Introduction
Sabrent is an American hardware manufacturer that was founded in 1998. Their product ranges include external drive enclosures, cables, chargers, card readers, USB hubs and similar peripherals. In the last few years they've made a name for themselves in the SSD market by offering highly cost effective solid-state drives with good performance.
Today, we have for review the Sabrent Rocket Q, which comes in the M.2 form factor and a fast PCI-Express x4 3.0 NVMe connection to interface with the rest of the system.
Under the hood, the Rocket Q is built around a Phison E12S controller paired with Micron 96-layer 3D QLC flash. As expected, the SSD includes pseudo-SLC caching to improve performance. The Rocket Q also has a DRAM cache chip to avoid the random write performance issues of DRAM-less SSDs.
Sabrent is offering the Rocket Q in capacities of 1 TB ($130), 2 TB ($240), and 4 TB ($850). Endurance for these models is set at 260 TBW, 530 TBW, and 940 TBW respectively. Sabrent also includes a five-year warranty.
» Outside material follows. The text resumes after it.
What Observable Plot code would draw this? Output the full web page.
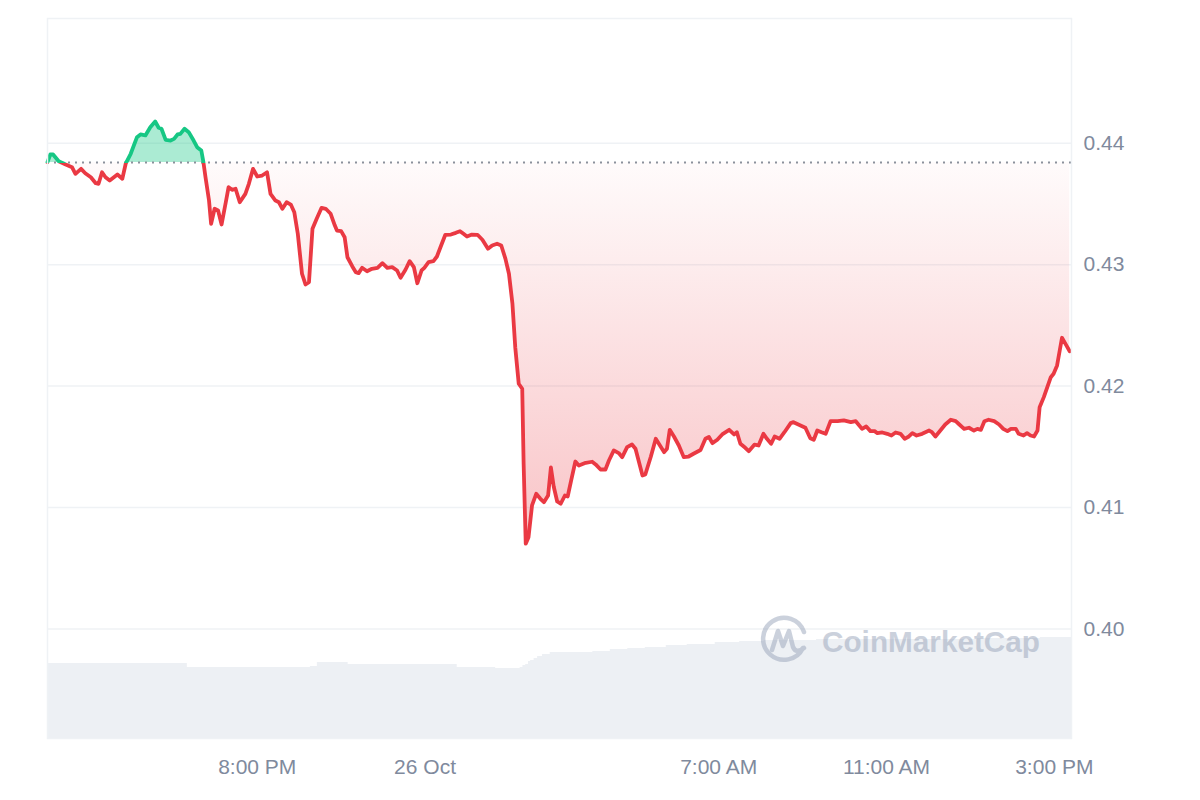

Specifications: Sabrent Rocket Q SSD |
---|
Brand: | Sabrent |
---|
Model: | SB-RKTQ-1TB |
---|
Capacity: | 1000 GB (931 GB usable) 16 GB additional overprovisioning |
---|
Controller: | Phison PS5012-E12S-32 |
---|
Flash: | Micron, 96-layer 3D QLC IA5BG67AWA |
---|
DRAM: | 256 MB Kingston DDR3L-1866 D1216ECMDXGJD |
---|
Endurance: | 260 TBW |
---|
Form Factor: | M.2 2280 |
---|
Interface: | PCIe Gen 3 x4, NVMe 1.3 |
---|
Device ID: | Sabrent Rocket Q |
---|
Firmware: | RKT30Q.1 |
---|
Warranty: | Five years |
---|
Price at Time of Review: | $130 / 13 cents per GB |
---|
Packaging
The Drive
The drive uses the M.2 2280 form factor, which makes it 22 mm wide and 80 mm long.
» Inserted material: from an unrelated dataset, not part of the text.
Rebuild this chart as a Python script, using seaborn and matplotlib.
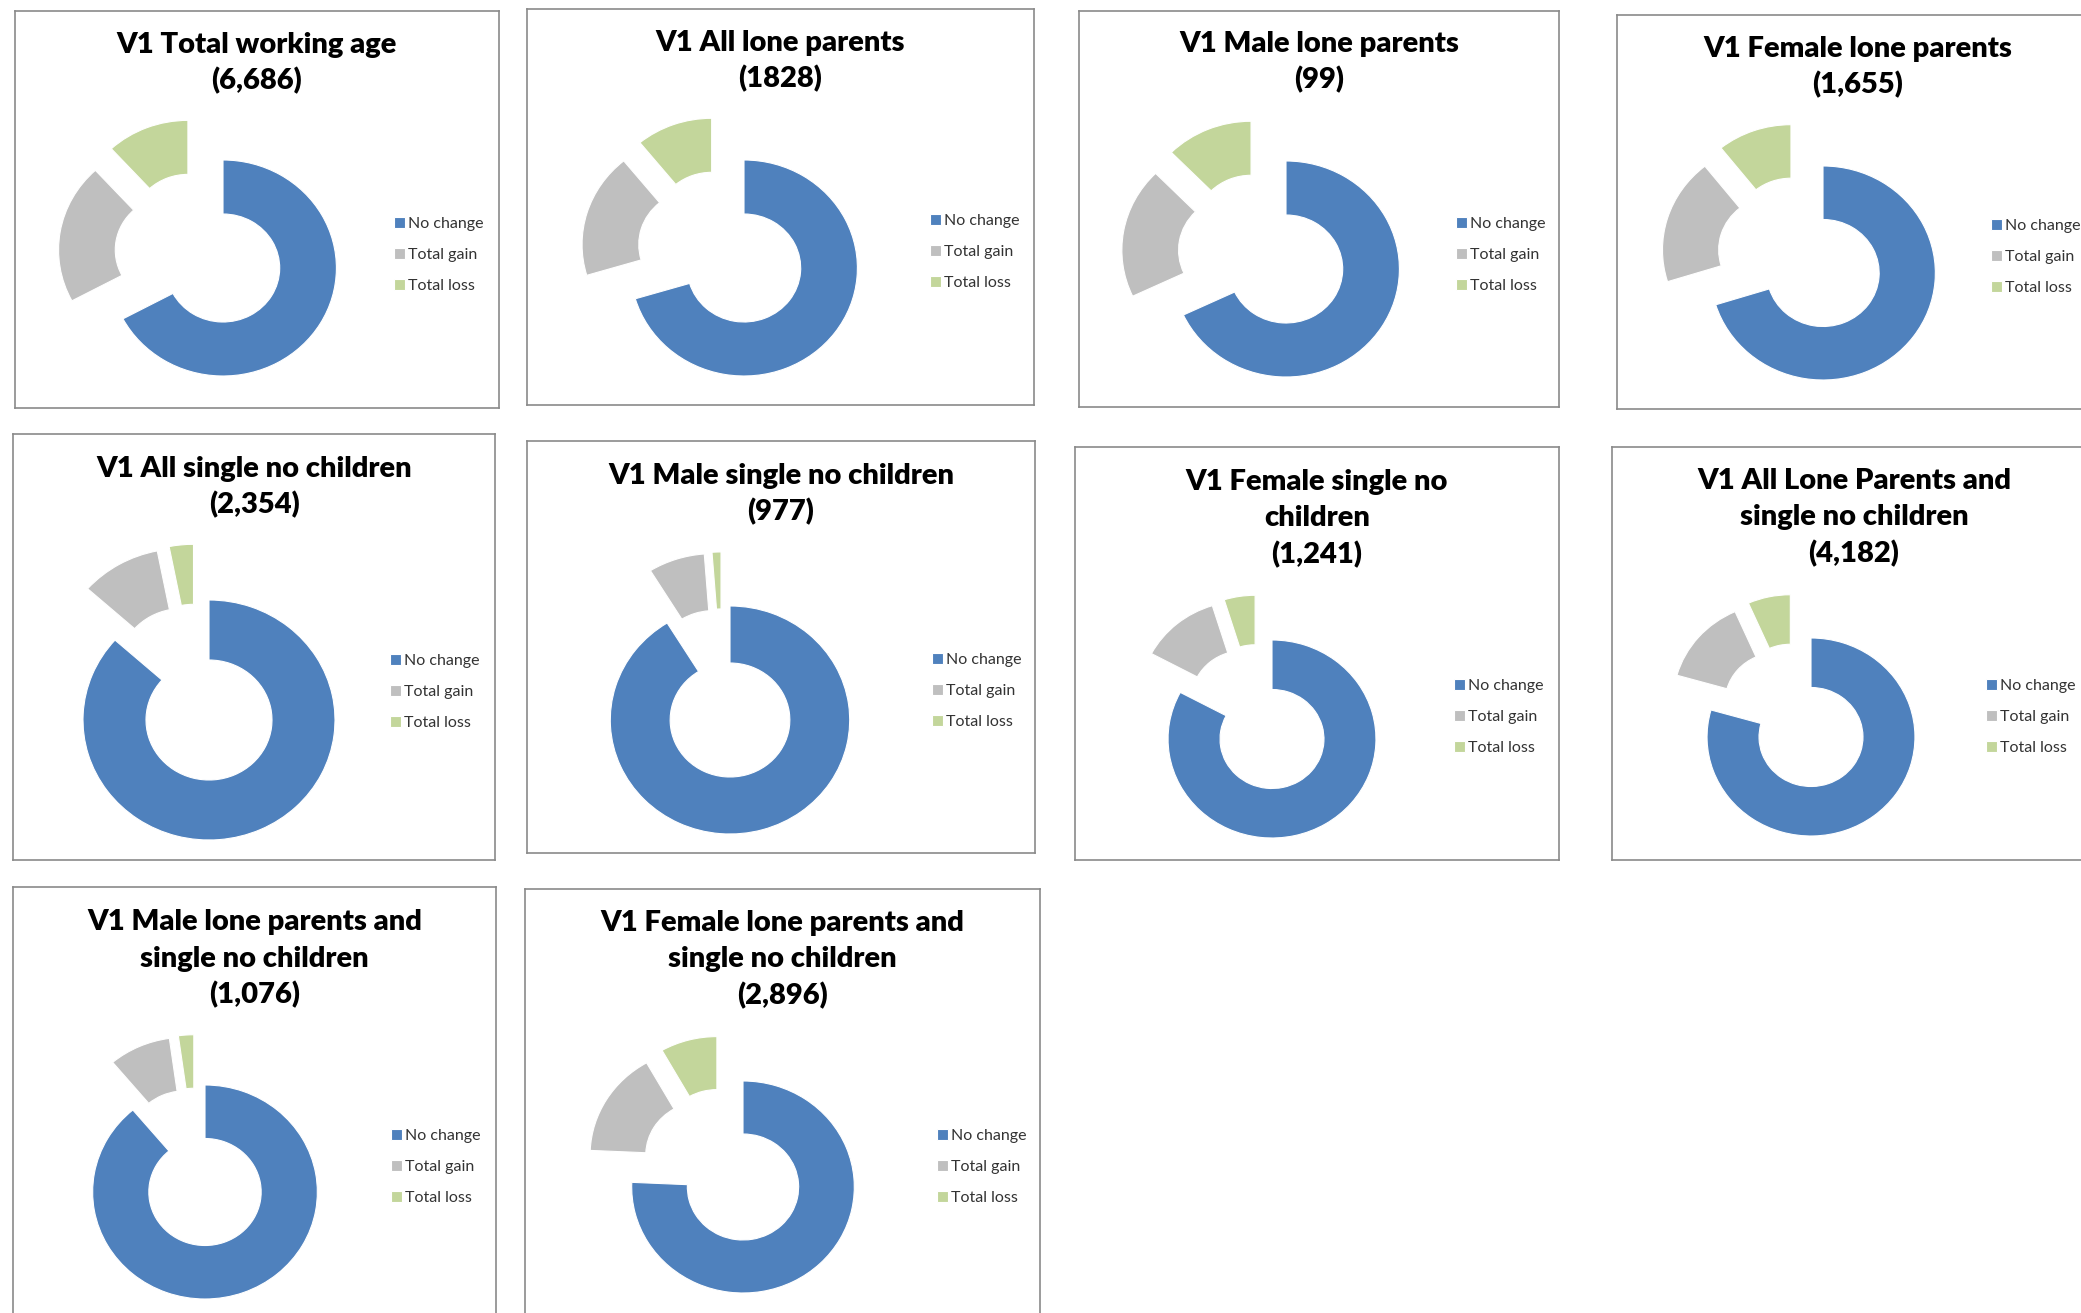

Like most M.2 NVMe SSDs, the Sabrent Rocket Q connects to the host system over a PCI-Express 3.0 x4 interface.
Sabrent's sticker doubles up as a heatspreader due to it having copper foil underneath.
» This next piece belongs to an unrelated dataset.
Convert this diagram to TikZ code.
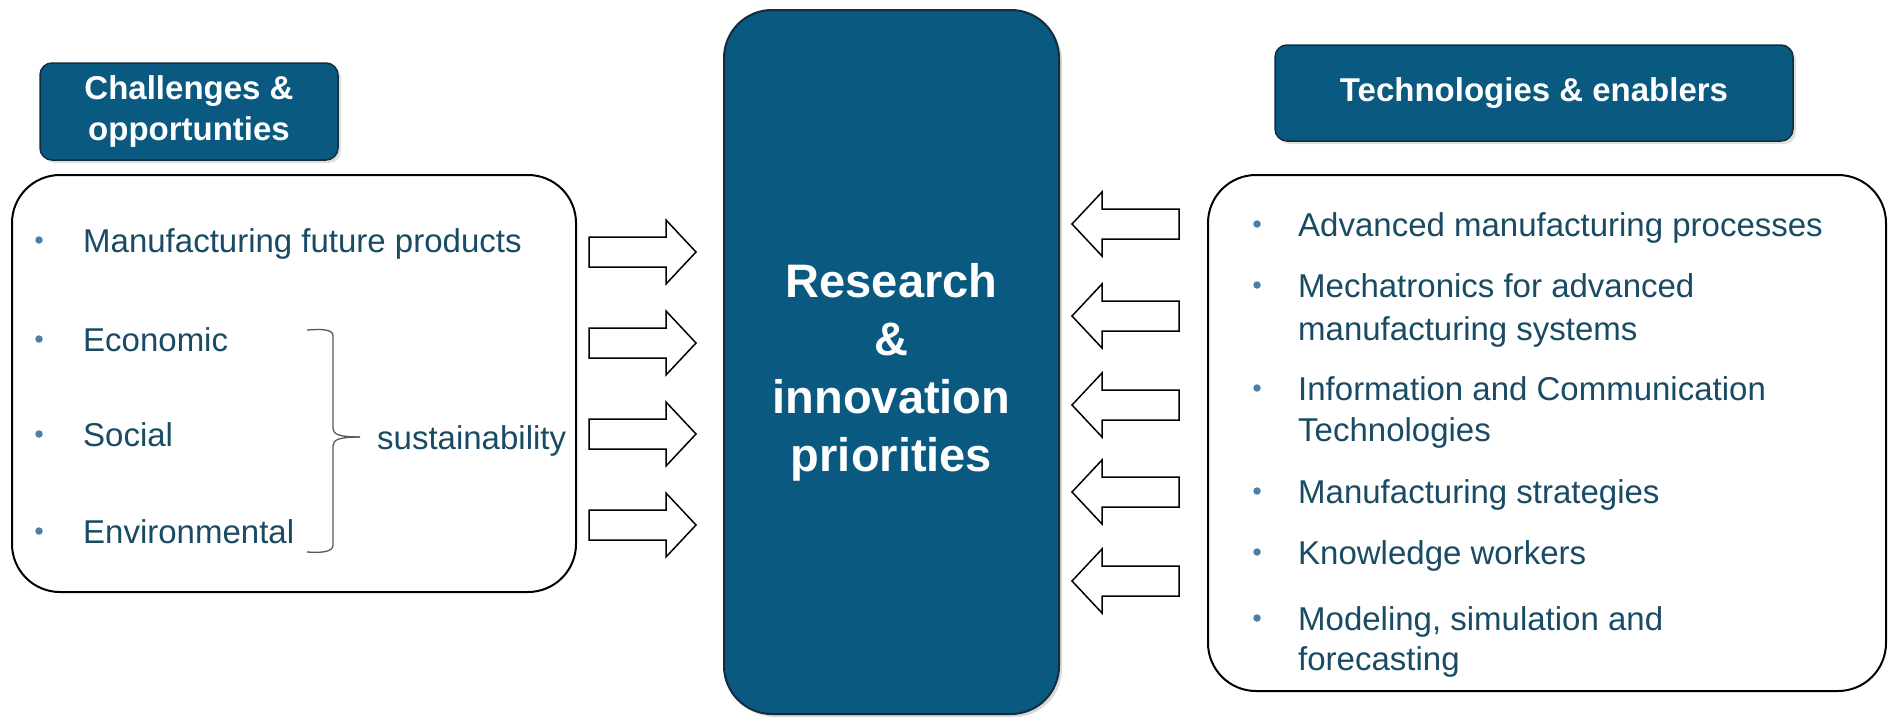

On the PCB, you'll find the controller, four flash chips, and one DRAM chip. The other side of the PCB is empty and will only be populated on the 2 TB and 4 TB version.
Chip Component Analysis
The flash controller is made by Phison and is their latest model with support for QLC and PCI-Express 3.0 x4. It uses eight flash channels and is produced on a 28 nm process at TSMC Taiwan. The main difference to the E12 without the "S" is that the E12S is physically smaller, works with half the DRAM capacity of the E12, and uses a metal case, which helps with thermals.
The four QLC flash chips are made by Micron, built using 96-layers.
A single Kingston DDR3L-1866 chip provides 256 MB of fast DRAM storage for the controller to store the mapping tables. Having just 256 MB of DRAM per TB NAND capacity is new—normally, we'd be expecting 1 GB or 512 MB. This looks like a cost optimization by Phison. It'll be interesting to see performance numbers.